Non-athletes who suddenly decide to run marathons, businessmen who wear leather and ride motorcycles on the weekends, homeowners who take up DIY renovation, learning as they go, even straight-laced students who party excessively every Saturday - all of these people are included under the "weekend warrior" moniker.
This is because they choose to step outside their ordinary routines. It's unclear why this departure merits its own sub-population, rather than just referring to the new activity in context as simply part of the person's life. It may, perhaps, have something to do with the human inclination to belong to a group.
Weekend warriors who refer to themselves as such are proud to be a part of something new. Often, in order to participate in the new activity, a person must step outside his or her normal group.
If the new activity is a radical departure from the social norms of that group, some distance results - over time, as interest in the new activity grows, the person may begin to feel isolated from the original group and seek another group to fill the gap.
The person does not fit fully into the group associated with the new activity, however, due to the difference in immersion between lifestyle and hobby. So the person identifies with the "weekend warrior" group, which is both larger and smaller than either of the other groups.
Smaller because the subset of people pursuing that particular activity as a hobby is, necessarily, smaller than either those not pursuing it or those pursuing it wholeheartedly. Larger because, overall, the group pursuing any activity as a hobby, i.e., the weekend warrior group as a whole, is vast.
The people who pursue an activity "full-time", or as a lifestyle/career, tend to see the incursion of hobbyists in a negative light. Sometimes, the reason is justified - in the case of sedentary people suddenly training for extreme endurance sports, the risk of injury is high because their bodies are not acclimated to the demands of the activity.
In the case of the DIY renovators, by doing the work themselves, they withhold business from those who do it for a living - it's easy to see how resentment could arise, especially as the popularity of the DIY movement grows. With other groups though, the resentment occurs because of their own group identity.
The case of the businessman biker is a perfect illustration: the classic "biker" is a stereotype, but those who live that lifestyle live a certain way. It is not for everyone, so those who live that way all the time form a sort of kinship - they have sacrificed certain things to live a certain way.

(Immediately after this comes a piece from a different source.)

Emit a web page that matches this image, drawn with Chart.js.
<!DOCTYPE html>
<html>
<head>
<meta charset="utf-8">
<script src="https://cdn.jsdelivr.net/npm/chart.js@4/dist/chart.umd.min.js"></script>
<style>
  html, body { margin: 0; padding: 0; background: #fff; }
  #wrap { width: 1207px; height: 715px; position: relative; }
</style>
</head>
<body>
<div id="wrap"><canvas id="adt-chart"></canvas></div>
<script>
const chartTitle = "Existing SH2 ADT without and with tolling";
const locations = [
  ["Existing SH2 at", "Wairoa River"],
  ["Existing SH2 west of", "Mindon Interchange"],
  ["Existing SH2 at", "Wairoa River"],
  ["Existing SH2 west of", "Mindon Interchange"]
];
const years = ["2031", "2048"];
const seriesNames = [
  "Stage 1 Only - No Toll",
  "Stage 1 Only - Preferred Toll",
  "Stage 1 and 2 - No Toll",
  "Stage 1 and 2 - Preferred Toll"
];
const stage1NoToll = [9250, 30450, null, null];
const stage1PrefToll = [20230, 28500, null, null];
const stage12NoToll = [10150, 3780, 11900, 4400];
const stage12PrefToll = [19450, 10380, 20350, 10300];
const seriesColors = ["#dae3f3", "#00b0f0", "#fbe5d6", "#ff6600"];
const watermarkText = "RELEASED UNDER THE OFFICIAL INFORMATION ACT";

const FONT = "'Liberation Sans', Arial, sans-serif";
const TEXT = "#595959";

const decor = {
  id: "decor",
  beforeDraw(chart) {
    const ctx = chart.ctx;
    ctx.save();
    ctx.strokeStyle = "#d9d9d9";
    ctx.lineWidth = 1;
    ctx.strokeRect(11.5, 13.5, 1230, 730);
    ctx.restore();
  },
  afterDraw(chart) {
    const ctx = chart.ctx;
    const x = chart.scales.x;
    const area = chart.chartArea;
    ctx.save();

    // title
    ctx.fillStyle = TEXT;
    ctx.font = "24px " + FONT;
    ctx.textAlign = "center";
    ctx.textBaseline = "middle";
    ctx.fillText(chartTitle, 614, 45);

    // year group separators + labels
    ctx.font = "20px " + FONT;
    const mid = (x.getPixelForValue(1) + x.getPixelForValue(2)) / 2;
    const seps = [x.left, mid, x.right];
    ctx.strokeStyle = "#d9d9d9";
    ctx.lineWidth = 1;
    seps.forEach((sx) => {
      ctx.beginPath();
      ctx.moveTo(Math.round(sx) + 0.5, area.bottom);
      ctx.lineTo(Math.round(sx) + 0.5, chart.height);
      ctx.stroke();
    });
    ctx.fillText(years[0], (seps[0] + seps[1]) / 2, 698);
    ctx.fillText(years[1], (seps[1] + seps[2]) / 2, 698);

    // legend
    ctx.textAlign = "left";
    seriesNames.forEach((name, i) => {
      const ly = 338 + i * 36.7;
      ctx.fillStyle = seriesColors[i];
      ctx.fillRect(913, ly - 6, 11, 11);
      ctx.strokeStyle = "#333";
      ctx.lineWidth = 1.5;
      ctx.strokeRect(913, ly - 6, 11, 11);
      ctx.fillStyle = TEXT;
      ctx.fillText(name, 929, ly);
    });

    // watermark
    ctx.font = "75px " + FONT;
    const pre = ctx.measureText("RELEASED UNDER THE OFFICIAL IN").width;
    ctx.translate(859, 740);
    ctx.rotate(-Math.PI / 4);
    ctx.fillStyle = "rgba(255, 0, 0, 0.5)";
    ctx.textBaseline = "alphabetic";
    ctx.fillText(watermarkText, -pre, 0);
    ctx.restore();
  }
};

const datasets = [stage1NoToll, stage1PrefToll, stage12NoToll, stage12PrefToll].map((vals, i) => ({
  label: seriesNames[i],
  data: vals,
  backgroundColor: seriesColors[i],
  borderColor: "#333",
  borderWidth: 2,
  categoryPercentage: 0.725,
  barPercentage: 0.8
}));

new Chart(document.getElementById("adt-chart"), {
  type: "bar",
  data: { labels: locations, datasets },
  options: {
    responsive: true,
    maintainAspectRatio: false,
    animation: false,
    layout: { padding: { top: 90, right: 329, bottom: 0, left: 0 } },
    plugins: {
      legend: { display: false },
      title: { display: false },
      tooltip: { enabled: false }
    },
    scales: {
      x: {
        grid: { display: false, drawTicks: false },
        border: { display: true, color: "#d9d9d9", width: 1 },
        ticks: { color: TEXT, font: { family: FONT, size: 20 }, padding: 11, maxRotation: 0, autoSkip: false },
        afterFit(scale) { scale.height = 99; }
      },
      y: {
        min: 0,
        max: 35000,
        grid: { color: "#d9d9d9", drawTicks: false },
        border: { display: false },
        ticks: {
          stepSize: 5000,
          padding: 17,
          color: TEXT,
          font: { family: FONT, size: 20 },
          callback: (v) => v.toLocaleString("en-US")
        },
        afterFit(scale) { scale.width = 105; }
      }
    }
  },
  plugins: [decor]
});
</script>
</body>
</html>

When someone comes along who has not made those sacrifices and still gets to experience the perks of the lifestyle "part-time", there is a sense of resentment. Each party shares certain interests and desires membership in the group, yet they may remind each other of paths not taken. So the group splinters into the "full-time" and the "weekend warriors".
That's not to say that weekend warriors are either good or bad. It's simply a subset of the population - a sort of experiential tourism. There is definitely a divide between those that do and those that pretend, but as long as the groups can coexist and perhaps even learn from one another, division does not have to equal segregation.